TENNESSEE JUDGE DECLINES TO DISSOLVE RESTRAINING ORDER PRECLUDING SALE OR TO REQUIRE POSTING OF BOND IN AWL CASE

July 21, 2015

Yesterday, a Dandridge (Jefferson County), Tennessee Circuit Court Judge declined, for the second time in 30 months, to dissolve a restraining Order precluding any nonjudicial sale and also declined to require the homeowners to post a bond as a condition of precluding any sale in a Bank of NY securitization case involving America’s Wholesale Lender (AWL) as the alleged original lender. The Judge’s ruling reiterates the Court’s previous denial of the same request made by BNY back in 2012.

Jeff Barnes, Esq. represents the homeowners together with local TN counsel Andrew Farmer, Esq. Mr. Barnes wrote the responsive brief and argued the matter yesterday in the Jefferson County courthouse in Dandridge, TN.

The homeowners originally filed suit in 2010 challenging BNY’s alleged right to seek a non-judicial foreclosure. The Circuit Court Judge entered a restraining order on Motion of the homeowners prepared and filed by Mr. Barnes. No bond was required as Rule 65.05(1) of the Tennessee Rules of Civil Procedure provides that a bond is for the payment of costs and damages which the party being enjoined may be shown to have suffered while being enjoined. The intent of the Rule is that there has to be evidence of such damages, which go in part into the future. BNY presented no such evidence, and the homeowners are challenging BNY’s standing to seek any relief at all.

BNY had also previously filed a Motion to Dismiss the homeowners’ Complaint, which Motion was denied. BNY had also moved to stay discovery, which was also denied.

In the 30 months since the entry of the original restraining Order, BNY did nothing to appeal or otherwise challenge the Order, and presented no evidence of any alleged damages being suffered while being enjoined from selling the property during the pendency of the litigation. The Judge stated “the Defendant [BNY] is no worse off than it was back in 2012”.

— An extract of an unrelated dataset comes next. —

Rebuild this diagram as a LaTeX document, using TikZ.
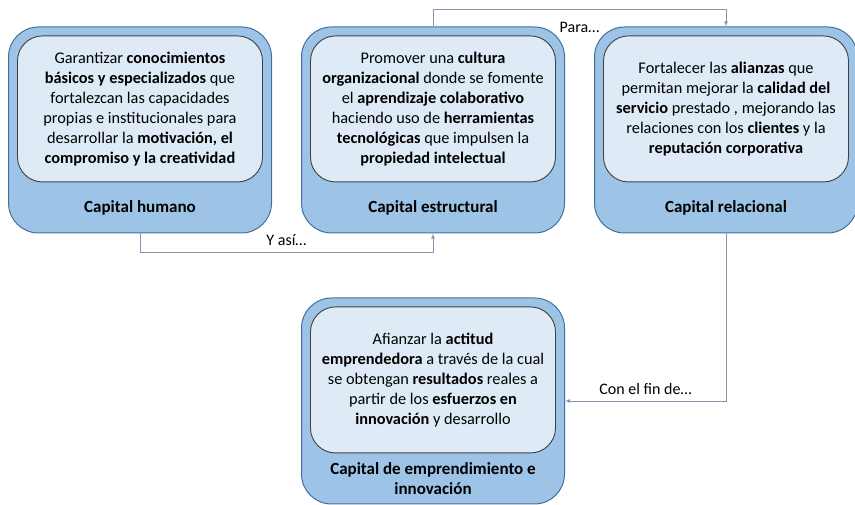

The homeowners are not only challenging BNY’s lack of standing to seek any relief due to no evidence of a lawful transfer to the securitization trust, but also that the loan may have been paid down or paid off from insurances, credit default swaps, and the like. They are also challenging any alleged right to enforce the loan in view of the Nash decision from Florida which found that AWL never existed and the loan was thus void resulting in no valid obligation to enforce. The Judge stated that “these are legitimate questions”.

In the end, the Judge stated that he had not been presented with any evidence by which he could calculate a bond, especially as the question of who owns the loan remains unanswered, and thus continued the imposition of the restraining Order without the requirement of a bond.